** BEGIN Supplied material **

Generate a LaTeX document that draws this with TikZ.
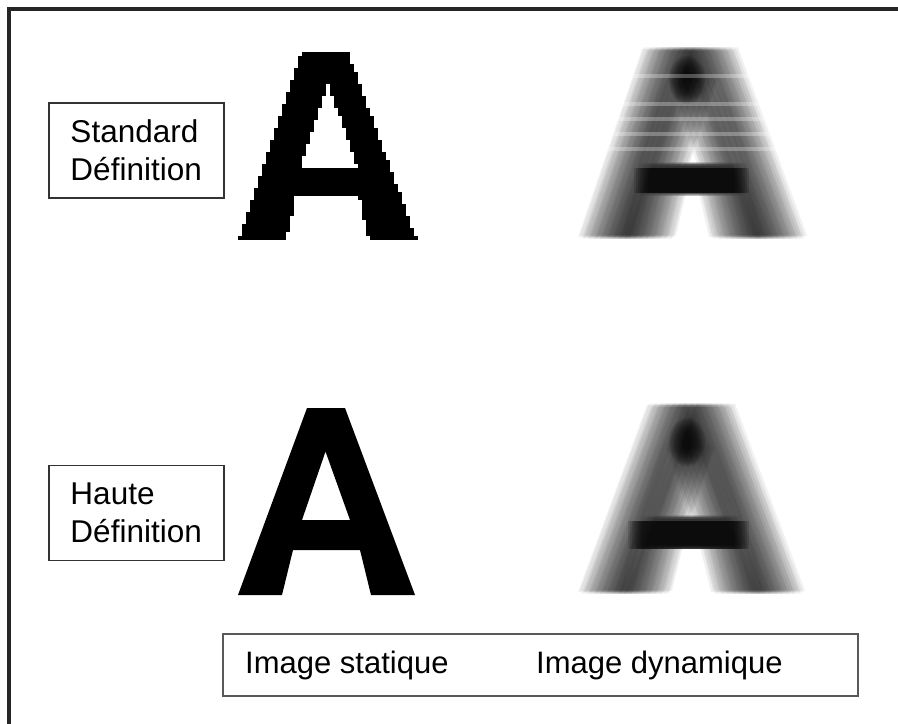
\documentclass[tikz,border=0pt]{standalone}
\usepackage{fontspec}
\setmainfont{Liberation Sans}
\tikzset{
  lbl/.style={draw=black!80, line width=1.2bp, minimum width=175bp, minimum height=95bp,
    inner xsep=21.5bp, inner ysep=0bp, text width=132bp, align=left,
    font=\fontsize{31.5bp}{38bp}\selectfont},
  legbox/.style={draw=black!65, line width=1.6bp, minimum width=635bp, minimum height=62bp, inner sep=0bp},
  txt/.style={font=\fontsize{31bp}{36bp}\selectfont, anchor=base west, inner sep=0bp},
  frame/.style={line width=3.6bp, draw=black!85},
  glyph/.style={fill=black, even odd rule},
  blurcopy/.style={fill=black, fill opacity=0.055, even odd rule},
  core/.style={fill=black, fill opacity=0.14},
  stripe/.style={draw=white, line width=3.5bp, opacity=0.28},
}
\def\pathHD{(0,0) -- (69,187) -- (107,187) -- (177,0) -- (133,0) -- (122,45) -- (55,45) -- (44,0) -- cycle (87.5,143.5) -- (112,75) -- (64,75) -- cycle}
\def\pathSD{(0,0) -- (64,188) -- (110,188) -- (179,0) -- (131,0) -- (121,43) -- (58,43) -- (48,0) -- cycle (90,157) -- (119,73) -- (62,73) -- cycle}
\begin{document}
\begin{tikzpicture}[x=1bp, y=-1bp]
\useasboundingbox (0,0) rectangle (898,724);
\clip (0,0) rectangle (898,724);
\fill[white] (0,0) rectangle (898,724);
% outer frame (only top and left visible)
\draw[frame] (9,740) -- (9,9) -- (910,9);

% static letter, standard definition: slightly pixelated
\begin{scope}[shift={(238,240)}, yscale=-1]
  \foreach \i in {0,...,46} {
    \pgfmathsetmacro\ya{\i*4-0.3}
    \pgfmathsetmacro\yb{(\i+1)*4+0.3}
    \pgfmathsetmacro\ym{(\i+0.5)*4}
    \pgfmathsetmacro\oL{round(64*\ym/188/4)*4}
    \pgfmathsetmacro\oR{round((179-69*\ym/188)/4)*4}
    \pgfmathsetmacro\iL{\ym<43 ? round((48+10*\ym/43)/4)*4 : (\ym<73 ? -1 : (\ym<157 ? round((62+28*(\ym-73)/84)/4)*4 : -1))}
    \pgfmathsetmacro\iR{\ym<43 ? round((131-10*\ym/43)/4)*4 : (\ym<73 ? -1 : (\ym<157 ? round((119-29*(\ym-73)/84)/4)*4 : -1))}
    \ifdim\iL pt<0pt
      \fill[black] (\oL-0.3,\ya) rectangle (\oR+0.3,\yb);
    \else
      \fill[black] (\oL-0.3,\ya) rectangle (\iL+0.3,\yb);
      \fill[black] (\iR-0.3,\ya) rectangle (\oR+0.3,\yb);
    \fi
  }
\end{scope}
% static letter, high definition
\begin{scope}[shift={(238,595)}, yscale=-1]
  \fill[glyph] \pathHD;
\end{scope}

% dynamic (motion blurred) letter, standard definition
\begin{scope}[shift={(603,237)}, yscale=-1]
  \foreach \d [count=\k] in {-25,-23,...,25} {
    \pgfmathsetmacro\dy{(mod(\k,3)-1)*1.5}
    \fill[blurcopy, shift={(\d,\dy)}] \pathSD;
  }
\end{scope}
\foreach \w in {0,2,...,14} {
  \fill[core] (634+\w,168) rectangle (749-\w,193);
  \fill[core] (687,80) ellipse ({18-\w} and {24-\w});
}
\foreach \yy in {76,104,119,134,149} {
  \draw[stripe] (600,\yy) -- (785,\yy);
}
% dynamic letter, high definition
\begin{scope}[shift={(603,592)}, yscale=-1]
  \foreach \d [count=\k] in {-25,-23,...,25} {
    \pgfmathsetmacro\dy{(mod(\k,3)-1)*1.5}
    \fill[blurcopy, shift={(\d,\dy)}] \pathHD;
  }
\end{scope}
\foreach \w in {0,2,...,14} {
  \fill[core] (628+\w,521) rectangle (749-\w,549);
  \fill[core] (687,442) ellipse ({18-\w} and {24-\w});
}

% labels
\node[lbl] (sd) at (136.5,150.5) {Standard\\Définition};
\node[lbl] (hd) at (136.5,513) {Haute\\Définition};

% legend box
\node[legbox] (leg) at (540.5,665) {};
\node[txt] (st) at (245,673) {Image statique};
\node[txt] (dy) at (536,673) {Image dynamique};
\end{tikzpicture}
\end{document}
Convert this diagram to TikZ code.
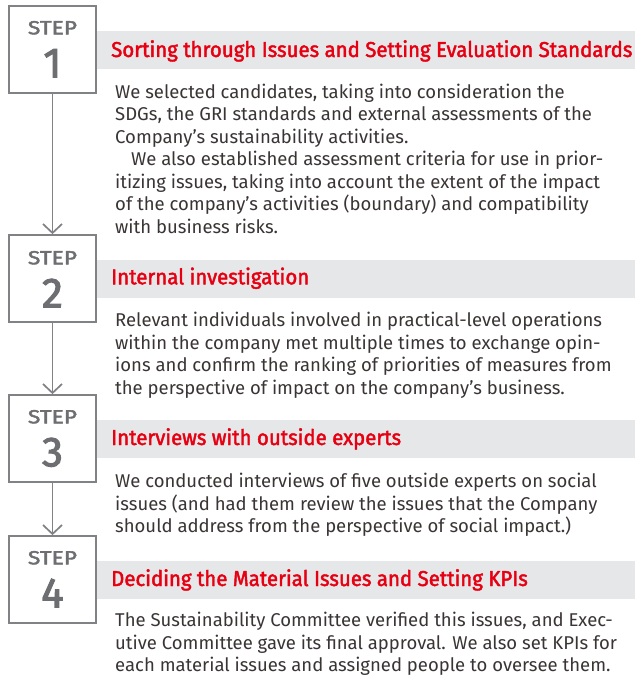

** END Supplied material **

What you have to do: Exclude every picture and copy the remaining data exactly.

Solution:
Generate a LaTeX document that draws this with TikZ.
\documentclass[tikz,border=0pt]{standalone}
\usepackage{fontspec}
\setmainfont{Liberation Sans}
\tikzset{
  lbl/.style={draw=black!80, line width=1.2bp, minimum width=175bp, minimum height=95bp,
    inner xsep=21.5bp, inner ysep=0bp, text width=132bp, align=left,
    font=\fontsize{31.5bp}{38bp}\selectfont},
  legbox/.style={draw=black!65, line width=1.6bp, minimum width=635bp, minimum height=62bp, inner sep=0bp},
  txt/.style={font=\fontsize{31bp}{36bp}\selectfont, anchor=base west, inner sep=0bp},
  frame/.style={line width=3.6bp, draw=black!85},
  glyph/.style={fill=black, even odd rule},
  blurcopy/.style={fill=black, fill opacity=0.055, even odd rule},
  core/.style={fill=black, fill opacity=0.14},
  stripe/.style={draw=white, line width=3.5bp, opacity=0.28},
}
\def\pathHD{(0,0) -- (69,187) -- (107,187) -- (177,0) -- (133,0) -- (122,45) -- (55,45) -- (44,0) -- cycle (87.5,143.5) -- (112,75) -- (64,75) -- cycle}
\def\pathSD{(0,0) -- (64,188) -- (110,188) -- (179,0) -- (131,0) -- (121,43) -- (58,43) -- (48,0) -- cycle (90,157) -- (119,73) -- (62,73) -- cycle}
\begin{document}
\begin{tikzpicture}[x=1bp, y=-1bp]
\useasboundingbox (0,0) rectangle (898,724);
\clip (0,0) rectangle (898,724);
\fill[white] (0,0) rectangle (898,724);
% outer frame (only top and left visible)
\draw[frame] (9,740) -- (9,9) -- (910,9);

% static letter, standard definition: slightly pixelated
\begin{scope}[shift={(238,240)}, yscale=-1]
  \foreach \i in {0,...,46} {
    \pgfmathsetmacro\ya{\i*4-0.3}
    \pgfmathsetmacro\yb{(\i+1)*4+0.3}
    \pgfmathsetmacro\ym{(\i+0.5)*4}
    \pgfmathsetmacro\oL{round(64*\ym/188/4)*4}
    \pgfmathsetmacro\oR{round((179-69*\ym/188)/4)*4}
    \pgfmathsetmacro\iL{\ym<43 ? round((48+10*\ym/43)/4)*4 : (\ym<73 ? -1 : (\ym<157 ? round((62+28*(\ym-73)/84)/4)*4 : -1))}
    \pgfmathsetmacro\iR{\ym<43 ? round((131-10*\ym/43)/4)*4 : (\ym<73 ? -1 : (\ym<157 ? round((119-29*(\ym-73)/84)/4)*4 : -1))}
    \ifdim\iL pt<0pt
      \fill[black] (\oL-0.3,\ya) rectangle (\oR+0.3,\yb);
    \else
      \fill[black] (\oL-0.3,\ya) rectangle (\iL+0.3,\yb);
      \fill[black] (\iR-0.3,\ya) rectangle (\oR+0.3,\yb);
    \fi
  }
\end{scope}
% static letter, high definition
\begin{scope}[shift={(238,595)}, yscale=-1]
  \fill[glyph] \pathHD;
\end{scope}

% dynamic (motion blurred) letter, standard definition
\begin{scope}[shift={(603,237)}, yscale=-1]
  \foreach \d [count=\k] in {-25,-23,...,25} {
    \pgfmathsetmacro\dy{(mod(\k,3)-1)*1.5}
    \fill[blurcopy, shift={(\d,\dy)}] \pathSD;
  }
\end{scope}
\foreach \w in {0,2,...,14} {
  \fill[core] (634+\w,168) rectangle (749-\w,193);
  \fill[core] (687,80) ellipse ({18-\w} and {24-\w});
}
\foreach \yy in {76,104,119,134,149} {
  \draw[stripe] (600,\yy) -- (785,\yy);
}
% dynamic letter, high definition
\begin{scope}[shift={(603,592)}, yscale=-1]
  \foreach \d [count=\k] in {-25,-23,...,25} {
    \pgfmathsetmacro\dy{(mod(\k,3)-1)*1.5}
    \fill[blurcopy, shift={(\d,\dy)}] \pathHD;
  }
\end{scope}
\foreach \w in {0,2,...,14} {
  \fill[core] (628+\w,521) rectangle (749-\w,549);
  \fill[core] (687,442) ellipse ({18-\w} and {24-\w});
}

% labels
\node[lbl] (sd) at (136.5,150.5) {Standard\\Définition};
\node[lbl] (hd) at (136.5,513) {Haute\\Définition};

% legend box
\node[legbox] (leg) at (540.5,665) {};
\node[txt] (st) at (245,673) {Image statique};
\node[txt] (dy) at (536,673) {Image dynamique};
\end{tikzpicture}
\end{document}
Convert this diagram to TikZ code.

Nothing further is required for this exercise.